E fu Leone XIII a risollevare gli agostiniani dalla crisi, prendendo in mano la situazione e richiamando a Roma da Oltreoceano padre Antonio Pacifico Neno, che aveva già dato buona prova nella giovane ma fiorente provincia americana, perché guidasse la rinascita dell’ordine. Non fu l’unico segno dell’antica affezione di papa Leone, che nel suo pontificato creò tre cardinali agostiniani: Luigi Sepiacci, Agostino Ciasca e Sebastiano Martinelli. Quest’ultimo, che ricevette la porpora nel 1901, alcuni anni prima era stato nominato delegato apostolico per gli Stati Uniti d’America. Per inciso, la scelta del nome può essere ispirata anche dall’attenzione di Leone XIII per la nazione di nascita dell’attuale pontefice, espressa nell’enciclica Longinqua oceani del 1895.
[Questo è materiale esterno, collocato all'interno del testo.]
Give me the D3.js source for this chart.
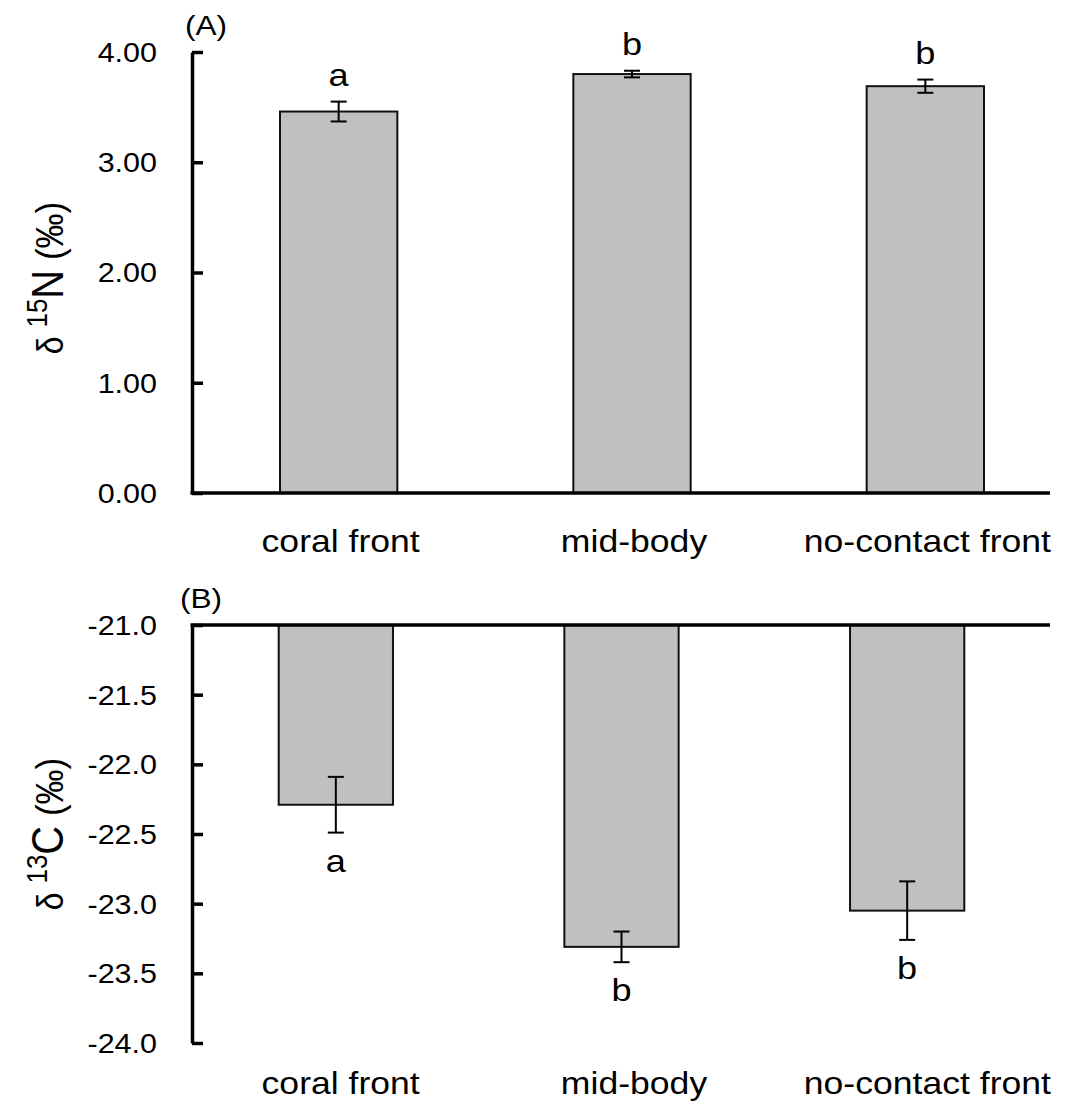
<!DOCTYPE html>
<html>
<head>
<meta charset="utf-8">
<script src="https://cdn.jsdelivr.net/npm/d3@7"></script>
<style>
  body { margin: 0; background: #fff; }
  svg { display: block; }
  text { font-family: "Liberation Sans", Arial, sans-serif; fill: #000; }
</style>
</head>
<body>
<script>
// data
const categories = ["coral front", "mid-body", "no-contact front"];
const n15Mean = [3.46, 3.80, 3.69];
const n15Err = [0.09, 0.03, 0.06];
const n15Letters = ["a", "b", "b"];
const c13Mean = [-22.29, -23.31, -23.05];
const c13Err = [0.20, 0.11, 0.21];
const c13Letters = ["a", "b", "b"];
const n15Ticks = [0, 1, 2, 3, 4];
const c13Ticks = [-21, -21.5, -22, -22.5, -23, -23.5, -24];

const width = 1083, height = 1105;
const SX = 1.13; // text in the original is a bit wider than Arial
const axisLeftX = 192, axisRightX = 1050;

const svg = d3.select("body").append("svg")
    .attr("width", width)
    .attr("height", height);

// text helper: stretched horizontally around its anchor
function label(g, x, y, str, size, anchor) {
    return g.append("text")
        .attr("transform", `translate(${x},${y}) scale(${SX},1)`)
        .attr("text-anchor", anchor || "middle")
        .style("font-size", size + "px")
        .text(str);
}

function yTitle(g, x, y, iso, elem) {
    const t = g.append("text")
        .attr("transform", `translate(${x},${y}) scale(${SX},1) rotate(-90)`)
        .attr("text-anchor", "middle");
    t.append("tspan").style("font-size", "32px").text("\u03b4 ");
    t.append("tspan").style("font-size", "26px").attr("dy", -14).text(iso);
    t.append("tspan").style("font-size", "40px").attr("dy", 14).text(elem);
    t.append("tspan").style("font-size", "35px").text(" (\u2030)");
}

function drawPanel(opt) {
    const g = svg.append("g");
    const x = d3.scaleBand().domain(categories)
        .range(opt.xRange).paddingInner(0.6).paddingOuter(0.3);

    // bars
    g.selectAll("rect.bar")
        .data(categories)
        .join("rect")
        .attr("class", "bar")
        .attr("x", d => x(d))
        .attr("width", x.bandwidth())
        .attr("y", (d, i) => Math.min(opt.y(opt.base), opt.y(opt.mean[i])))
        .attr("height", (d, i) => Math.abs(opt.y(opt.mean[i]) - opt.y(opt.base)))
        .attr("fill", "#c0c0c0")
        .attr("stroke", "#111")
        .attr("stroke-width", 2);

    // error bars
    const eb = g.selectAll("g.err")
        .data(categories)
        .join("g")
        .attr("class", "err")
        .attr("stroke", "#000")
        .attr("stroke-width", 2);
    eb.append("line")
        .attr("x1", d => x(d) + x.bandwidth() / 2)
        .attr("x2", d => x(d) + x.bandwidth() / 2)
        .attr("y1", (d, i) => opt.y(opt.mean[i] - opt.err[i]))
        .attr("y2", (d, i) => opt.y(opt.mean[i] + opt.err[i]));
    [-1, 1].forEach(s => {
        eb.append("line")
            .attr("x1", d => x(d) + x.bandwidth() / 2 - 8)
            .attr("x2", d => x(d) + x.bandwidth() / 2 + 8)
            .attr("y1", (d, i) => opt.y(opt.mean[i] + s * opt.err[i]))
            .attr("y2", (d, i) => opt.y(opt.mean[i] + s * opt.err[i]));
    });

    // significance letters
    categories.forEach((c, i) => {
        const yy = opt.letterY(i);
        label(g, x(c) + x.bandwidth() / 2, yy, opt.letters[i], 32);
    });

    // y axis
    const ax = g.append("g")
        .attr("transform", `translate(${axisLeftX},0)`)
        .call(d3.axisLeft(opt.y)
            .tickValues(opt.ticks)
            .tickSize(-11)
            .tickSizeOuter(0)
            .tickPadding(35)
            .tickFormat(opt.fmt));
    ax.select(".domain").attr("stroke", "#000").attr("stroke-width", 3.5);
    ax.selectAll(".tick line").attr("stroke", "#000").attr("stroke-width", 3.5);
    ax.selectAll(".tick text")
        .attr("x", 0)
        .attr("dy", "0.35em")
        .attr("transform", `translate(-35,0) scale(${SX},1)`)
        .style("font-size", "27px")
        .style("font-family", "'Liberation Sans', Arial, sans-serif")
        .attr("fill", "#000");

    // baseline
    g.append("line")
        .attr("x1", axisLeftX - 1.5).attr("x2", axisRightX)
        .attr("y1", opt.y(opt.base)).attr("y2", opt.y(opt.base))
        .attr("stroke", "#000").attr("stroke-width", 3.5);

    // category labels (same spot in both panels)
    const xl = d3.scaleBand().domain(categories)
        .range([192, 1072]).paddingInner(0.6).paddingOuter(0.3);
    categories.forEach(c => {
        label(g, xl(c) + xl.bandwidth() / 2 + 2, opt.catY, c, 31.5);
    });

    label(g, opt.tagX, opt.tagY, opt.tag, 28, "start");
    yTitle(g, 63, opt.titleY, opt.iso, opt.elem);
}

// panel A
const yA = d3.scaleLinear().domain([0, 4]).range([493, 52]);
drawPanel({
    y: yA, base: 0, mean: n15Mean, err: n15Err, letters: n15Letters,
    xRange: [192, 1072], ticks: n15Ticks, fmt: d => d.toFixed(2),
    letterY: i => yA(n15Mean[i] + n15Err[i]) - 16,
    catY: 552, tag: "(A)", tagX: 185, tagY: 35,
    titleY: 278, iso: "15", elem: "N"
});

// panel B
const yB = d3.scaleLinear().domain([-21, -24]).range([625, 1043]);
drawPanel({
    y: yB, base: -21, mean: c13Mean, err: c13Err, letters: c13Letters,
    xRange: [193, 1050], ticks: c13Ticks, fmt: d => d.toFixed(1),
    letterY: i => yB(c13Mean[i] - c13Err[i]) + 39,
    catY: 1094, tag: "(B)", tagX: 180, tagY: 608,
    titleY: 834, iso: "13", elem: "C"
});
</script>
</body>
</html>
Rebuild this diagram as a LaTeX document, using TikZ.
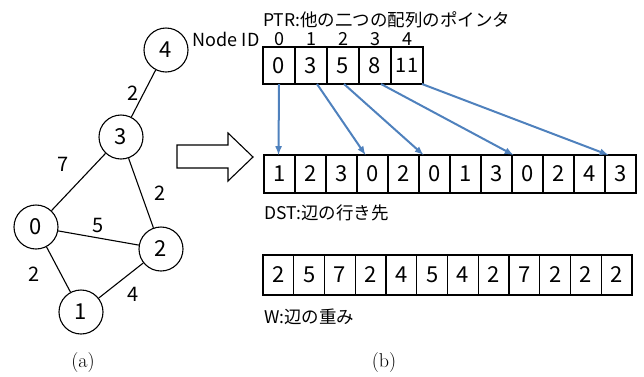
\documentclass[tikz,border=0pt]{standalone}
\usepackage{fontspec}
\usetikzlibrary{arrows,positioning}
\newfontfamily\jpfont{Noto Sans CJK JP}
\definecolor{ptrblue}{RGB}{79,129,189}

\tikzset{
  vtx/.style={circle, draw, line width=1.1pt, minimum size=44pt, inner sep=0pt,
    font=\jpfont\fontsize{22}{22}\selectfont},
  wlabel/.style={font=\jpfont\fontsize{20}{20}\selectfont, inner sep=2pt},
  cell/.style={draw, line width=1.2pt, outer sep=0pt, inner sep=0pt, anchor=north west,
    font=\jpfont\fontsize{22}{22}\selectfont},
  idnum/.style={font=\jpfont\fontsize{18}{18}\selectfont, inner sep=1pt},
  caption/.style={font=\jpfont\fontsize{17.5}{17.5}\selectfont, anchor=west, inner sep=0pt},
  subcap/.style={font=\fontsize{20}{20}\selectfont},
  ptrarrow/.style={-latex, draw=ptrblue, line width=2pt}
}

\begin{document}
\begin{tikzpicture}[x=1pt, y=-1pt]
\useasboundingbox (0,0) rectangle (644,376);

% graph (a)
\node[vtx] (n4) at (166,50) {4};
\node[vtx] (n3) at (121,137) {3};
\node[vtx] (n0) at (36,227) {0};
\node[vtx] (n2) at (161,249) {2};
\node[vtx] (n1) at (81,312) {1};
\draw[line width=1.1pt]
  (n4) -- node[wlabel, left=2pt] {2} (n3)
  (n3) -- node[wlabel, above left=11pt] {7} (n0)
  (n3) -- node[wlabel, right=11pt] {2} (n2)
  (n0) -- node[wlabel, above=3pt] {5} (n2)
  (n0) -- node[wlabel, pos=0.6, left=19pt] {2} (n1)
  (n1) -- node[wlabel, below right=6pt] {4} (n2);
\node[subcap] (capa) at (83,362) {(a)};

% hollow arrow
\draw[line width=1.1pt, fill=white] (177,145) -- (228,145) -- (228,133) -- (253,157)
  -- (228,181) -- (228,168) -- (177,168) -- cycle;

% PTR
\node[caption] (ptrlbl) at (263,20) {PTR:他の二つの配列のポインタ};
\foreach \v [count=\i from 0] in {0,3,5,8,{\fontsize{20}{20}\selectfont 11}}
  \node[cell, minimum width=32pt, minimum height=37pt] (p\i) at ({263+32*\i},47) {\v};
\foreach \i in {0,...,4}
  \node[idnum, above=0pt of p\i] (id\i) {\i};
\node[idnum, left=12pt of id0] (nid) {Node ID};

% DST
\foreach \v [count=\i from 0] in {1,2,3,0,2,0,1,\raisebox{-4pt}{3},0,2,4,3}
  \node[cell, minimum width=31pt, minimum height=38pt] (d\i) at ({264+31*\i},155) {\v};
\node[caption] (dstlbl) at (264,213) {DST:辺の行き先};

% pointers
\foreach \s/\d/\a/\b in {0/0/0/-1, 1/3/6/-7, 2/5/1/-11, 3/8/6/-14, 4/11/15/-12}
  \draw[ptrarrow] ([xshift=\a pt]p\s.south) -- ([xshift=\b pt]d\d.north);

% W
\foreach \v [count=\i from 0] in {2,5,7,2,4,5,4,2,7,2,2,2}
  \node[cell, minimum width=30.75pt, minimum height=40pt] (w\i) at ({263+30.75*\i},255) {\v};
\node[caption] (wlbl) at (264,317) {W:辺の重み};
\node[subcap] (capb) at (384,362) {(b)};
\end{tikzpicture}
\end{document}
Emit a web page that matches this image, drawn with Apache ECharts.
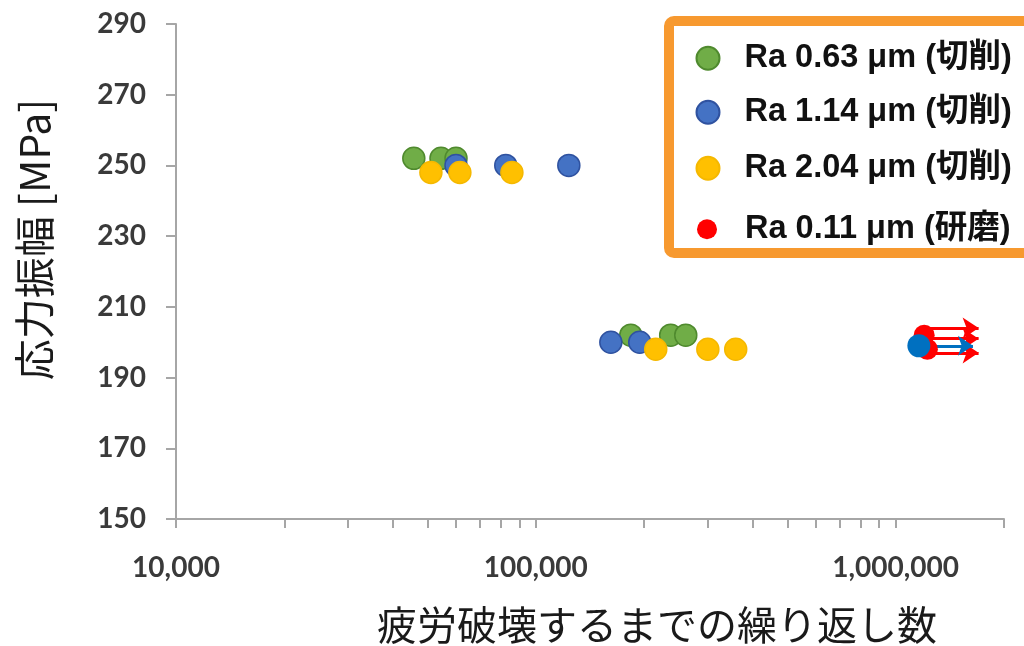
<!DOCTYPE html>
<html>
<head>
<meta charset="utf-8">
<script src="https://cdn.jsdelivr.net/npm/echarts@6/dist/echarts.min.js"></script>
<style>
  html, body { margin: 0; padding: 0; background: #fff; }
  #main { width: 1024px; height: 646px; }
</style>
</head>
<body>
<div id="main"></div>
<script>
// 切削 Ra 0.63 um
var ra063 = [[45800, 252], [54500, 252], [60000, 252], [183600, 202], [237000, 202], [261000, 202]];
// 切削 Ra 1.14 um
var ra114 = [[60000, 250], [82500, 250], [123500, 250], [161600, 200], [194400, 200]];
// 切削 Ra 2.04 um
var ra204 = [[51100, 248], [61500, 248], [85800, 248], [215400, 198], [300600, 198], [359300, 198]];
// 研磨 Ra 0.11 um (runout)
var ra011 = [[1200000, 202], [1225000, 198]];
var runoutBlue = [[1160000, 199]];
// runout arrows: [start, end]
var redArrows = [
	[[1230000, 204], [1700000, 204]],
	[[1250000, 201], [1700000, 201]],
	[[1260000, 197], [1700000, 197]]
];
var blueArrows = [
	[[1160000, 199], [1640000, 199]]
];
var xTicks = [10000, 20000, 30000, 40000, 50000, 60000, 70000, 80000, 90000,
	100000, 200000, 300000, 400000, 500000, 600000, 700000, 800000, 900000,
	1000000, 2000000];
var xLabels = [10000, 100000, 1000000];

var legendNames = ['Ra 0.63 μm (切削)', 'Ra 1.14 μm (切削)', 'Ra 2.04 μm (切削)', 'Ra 0.11 μm (研磨)'];
var legendRows = [56, 110, 166, 227];

var myChart = echarts.init(document.getElementById('main'));

var legends = [];
for (var i = 0; i < legendNames.length; i++) {
	var sz = i === 3 ? 20 : 23;
	legends.push({
		data: [legendNames[i]],
		left: 707 - sz / 2,
		top: legendRows[i] - 14,
		padding: 0,
		itemWidth: sz,
		itemHeight: sz,
		selectedMode: false,
		formatter: '{t|{name}}',
		textStyle: {
			rich: {
				t: {
					fontFamily: 'Liberation Sans, Noto Sans CJK JP',
					fontWeight: 'bold',
					fontSize: 32.5,
					lineHeight: 36,
					color: '#111',
					padding: [0, 0, 0, 43 - sz]
				}
			}
		}
	});
}

var tickFont = {
	fontFamily: 'Lato',
	fontWeight: 'bold',
	fontSize: 28,
	color: '#3a3a3a'
};

var option = {
	animation: false,
	backgroundColor: '#fff',
	graphic: [{
		type: 'rect',
		shape: { x: 669, y: 21, width: 420, height: 232, r: 5 },
		style: { fill: '#fff', stroke: '#F7992F', lineWidth: 10 },
		z: 0
	}],
	legend: legends,
	grid: { left: 176, right: 20, top: 24, bottom: 127, outerBoundsMode: 'none' },
	xAxis: {
		type: 'log',
		logBase: 10,
		min: 10000,
		max: 2000000,
		name: '疲労破壊するまでの繰り返し数',
		nameLocation: 'middle',
		nameGap: 86,
		nameTextStyle: {
			fontFamily: 'Noto Sans CJK JP',
			fontSize: 40,
			color: '#1a1a1a',
			padding: [0, 0, 0, 134]
		},
		axisLine: { lineStyle: { color: '#A6A6A6', width: 2 } },
		axisTick: { show: true, length: 9, customValues: xTicks, lineStyle: { color: '#A6A6A6', width: 2 } },
		axisLabel: Object.assign({
			margin: 35,
			customValues: xLabels,
			formatter: function (v) { return Math.round(v).toLocaleString('en-US'); }
		}, tickFont),
		splitLine: { show: false }
	},
	yAxis: {
		type: 'value',
		min: 150,
		max: 290,
		interval: 20,
		name: '応力振幅 [MPa]',
		nameLocation: 'middle',
		nameGap: 121,
		nameTextStyle: {
			fontFamily: 'Noto Sans CJK JP',
			fontSize: 41,
			color: '#1a1a1a',
			padding: [0, 0, 0, 64]
		},
		axisLine: { show: true, lineStyle: { color: '#A6A6A6', width: 2 } },
		axisTick: { show: true, length: 10, lineStyle: { color: '#A6A6A6', width: 2 } },
		axisLabel: Object.assign({ margin: 30 }, tickFont),
		splitLine: { show: false }
	},
	series: [{
		name: legendNames[0],
		type: 'scatter',
		symbolSize: 22,
		data: ra063,
		itemStyle: { color: '#70AD47', borderColor: '#4F8A2E', borderWidth: 1.5, opacity: 1 }
	}, {
		name: legendNames[1],
		type: 'scatter',
		symbolSize: 22,
		data: ra114,
		itemStyle: { color: '#4472C4', borderColor: '#2F52A0', borderWidth: 1.5, opacity: 1 }
	}, {
		name: legendNames[2],
		type: 'scatter',
		symbolSize: 22,
		data: ra204,
		itemStyle: { color: '#FFC000', borderColor: '#F5B800', borderWidth: 1.5, opacity: 1 }
	}, {
		name: legendNames[3],
		type: 'scatter',
		symbolSize: 21,
		data: ra011,
		itemStyle: { color: '#FF0000', opacity: 1 }
	}, {
		name: 'redArrow',
		type: 'lines',
		coordinateSystem: 'cartesian2d',
		symbol: ['none', 'arrow'],
		symbolSize: 16,
		data: redArrows.map(function (a) { return { coords: a }; }),
		lineStyle: { color: '#FF0000', width: 3, opacity: 1 }
	}, {
		name: 'runout',
		type: 'scatter',
		symbolSize: 23,
		data: runoutBlue,
		itemStyle: { color: '#0070C0', opacity: 1 }
	}, {
		name: 'blueArrow',
		type: 'lines',
		coordinateSystem: 'cartesian2d',
		symbol: ['none', 'arrow'],
		symbolSize: 15,
		data: blueArrows.map(function (a) { return { coords: a }; }),
		lineStyle: { color: '#0070C0', width: 3, opacity: 1 }
	}]
};

myChart.setOption(option);
</script>
</body>
</html>
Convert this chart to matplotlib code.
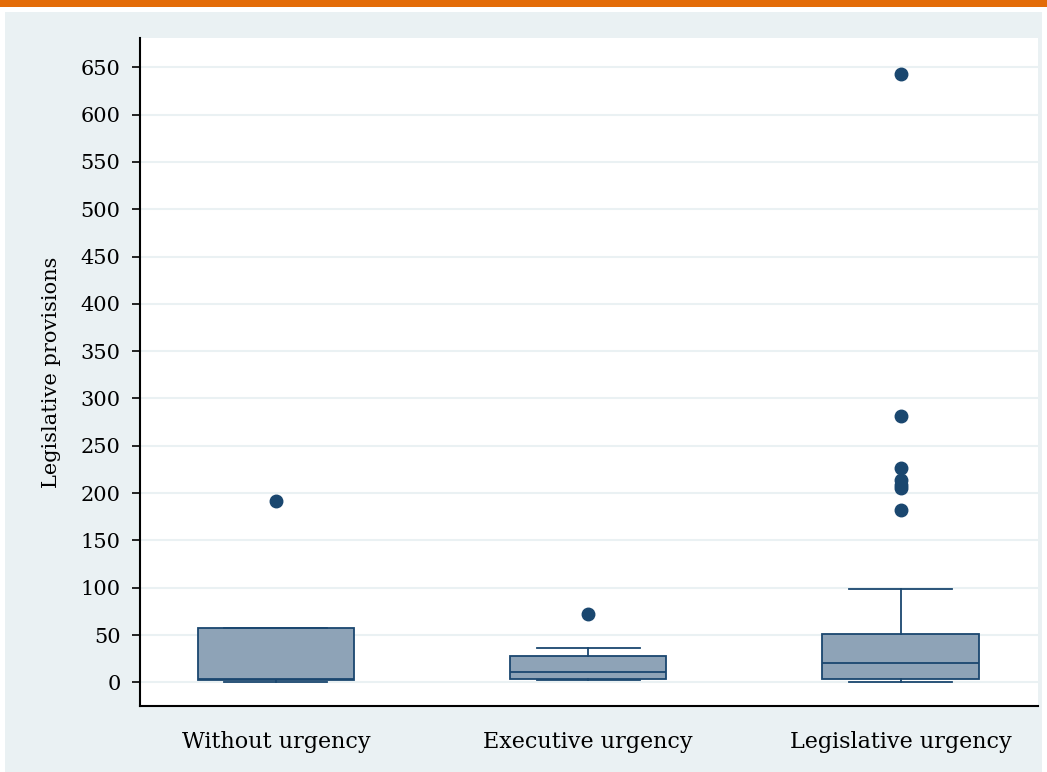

Non dimentichiamo i santi agostiniani del pontificato leonino. Chiara da Montefalco fu iscritta nell’albo dei santi nel 1881 da papa Leone, che l’anno seguente beatificò il sacerdote e mistico Alonso de Orozco (poi canonizzato nel 2002 da San Giovanni Paolo II). Infine la santa più celebre e più invocata di tutto l’ordine: Rita da Cascia, canonizzata il 24 maggio dell’anno giubilare 1900. Il 7 ottobre successivo le spoglie di Sant’Agostino dopo oltre un secolo di “temporaneo” rifugio nella cattedrale di Pavia furono restituite alla restaurata basilica di Sant’Agostino in Ciel d’Oro, anch’essa vittima delle truppe francesi nel 1796.
Torniamo a Carpineto Romano e al convento di Sant’Agostino, rimasto nelle mani della famiglia Pecci, il che permise a Leone XIII di ampliarlo e (fallito il progetto iniziale di trasformarlo in ospedale) riconsegnarlo agli agostiniani, che dal 1888 vi tennero anche il noviziato (trasferito poi a Genazzano nel 1928). La chiesa fu arricchita in quegli anni anche dai dipinti del pittore Tito Troja, che vi raffigurò Il trionfo di Sant’Agostino e La liberalità di Leone XIII, a testimonianza del legame tra gli agostiniani e quel Papa originario di Carpineto, che riaffiora oggi nella scelta inaspettata di Robert Francis Prevost «qui sibi nomen imposuit Leonem XIV».